Con el obligado y larguísimo encierro
entre las cuatro paredes del piso, los que antes de todo este lío estaban y se
sentían ya solos –bajo soledad no escogida, digo-, ¿retorcidamente se alegran
un poco por imaginar y ver a mucha gente experimentando la crudeza de su mismo
problema? ¿O, con los usos sociales que sirven de tapadera prohibidos, al no
poder ahora siquiera disimularlo entre las calles, se sienten también ellos
mismos mucho más desazonados y solos? ¿Les duele doblemente el cruel mordisco
de la soledad? ¿Son esos pisos más grandes témpanos ahora? Y a su vez, quienes estaban y se sentían mal
acompañados, ahora, condenados a esta prolongada prisión compartida en los
cubiles, ¿no verán su agobio acrecentado? ¿No echarán rayos, truenos y pestes
por mor de esa compañía tan no querida como inapartable? ¿No serán esos pisos
otros tantos polvorines?

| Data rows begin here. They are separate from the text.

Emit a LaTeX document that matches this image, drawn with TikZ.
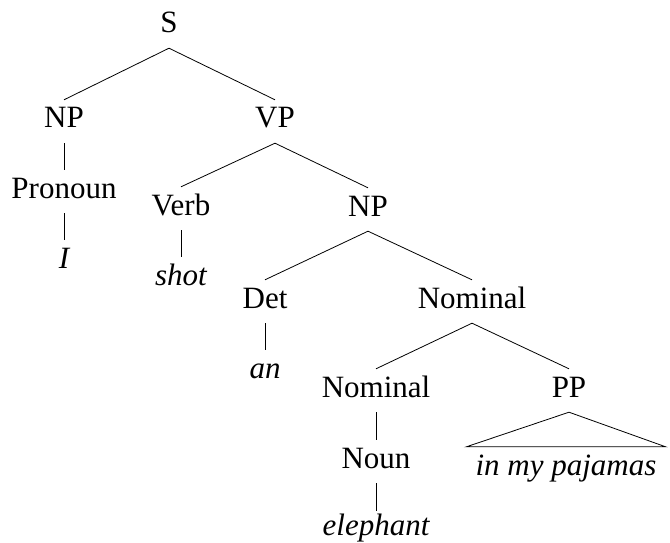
\documentclass[tikz,border=0pt]{standalone}
\usepackage{fontspec}
\setmainfont{Liberation Serif}
\begin{document}
\begin{tikzpicture}[x=1pt,y=-1pt,
  every node/.style={font=\fontsize{31}{37}\selectfont, text height=21pt, text depth=8pt, inner ysep=7pt, inner xsep=2pt, anchor=base},
  word/.style={font=\fontsize{31}{37}\selectfont\itshape},
  edge/.style={draw, line width=0.8pt}]
\useasboundingbox (0,0) rectangle (670,543);
\node (s) at (169,33) {S};
\node (np1) at (64,128) {NP};
\node (vp) at (275,128) {VP};
\node (pron) at (64,198) {Pronoun};
\node[word] (i) at (64,268) {I};
\node (verb) at (181,215) {Verb};
\node[word] (shot) at (181,285) {shot};
\node (np2) at (368,216) {NP};
\node (det) at (265,308) {Det};
\node[word] (an) at (265,378) {an};
\node (nom1) at (472,308) {Nominal};
\node (nom2) at (376,397) {Nominal};
\node (pp) at (569,397) {PP};
\node (noun) at (376,468) {Noun};
\node[word, text height=17pt] (eleph) at (376,535) {elephant};
\node[word, inner xsep=9pt] (pj) at (566,475) {in my pajamas};
\path[edge] (s.south) -- (np1.north);
\path[edge] (s.south) -- (vp.north);
\path[edge] (np1.south) -- (pron.north);
\path[edge] (pron.south) -- (i.north);
\path[edge] (vp.south) -- (verb.north);
\path[edge] (vp.south) -- (np2.north);
\path[edge] (verb.south) -- (shot.north);
\path[edge] (np2.south) -- (det.north);
\path[edge] (np2.south) -- (nom1.north);
\path[edge] (det.south) -- (an.north);
\path[edge] (nom1.south) -- (nom2.north);
\path[edge] (nom1.south) -- (pp.north);
\path[edge] (nom2.south) -- (noun.north);
\path[edge] (noun.south) -- (eleph.north);
\path[edge] (pp.south) -- (pj.north west) -- (pj.north east) -- cycle;
\end{tikzpicture}
\end{document}
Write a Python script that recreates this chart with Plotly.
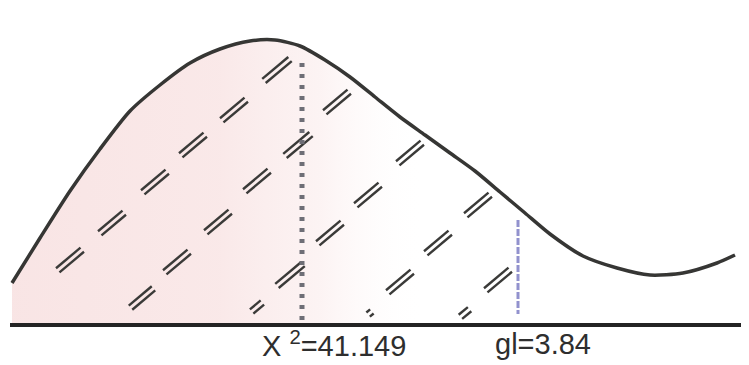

Ah, cuantísimas personas, antes del maldito virus
este, empantanados ya en la gélida soledad o en el igualmente gélido malacompañamiento, que no se sabe bien
qué horror es peor, quizás ahora multiplicados los dos. Mejor pensar, que
también los habrá, en los casos en los que el confinamiento, como por milagro,
por obra y gracia de la forzosa necesidad del compartir, haya arreglado los
rencores y las querellas entre quienes antes no se podían ver dentro de una
casa, o en que haya proporcionado a los solitarios, al salir a las ocho a batir
palmas, en un balcón cercano de momento una amistad, ese calorcito incomparable
que se las promete felices para cuando el abrazo sea posible. Esas personas,
que seguro que existen, puede que incluso, aunque no puedan ni a ellos mismos
decírselo, le estén agradecidos al virus, así de inextricables el mundo y la vida
son. Quien más quien menos todos somos, antes del lío y ahora, solitarios y malacompañados por días, soñadores y
hartos, tristes y alegres por momentos, creo yo. Más ahora todo esto y a la vez.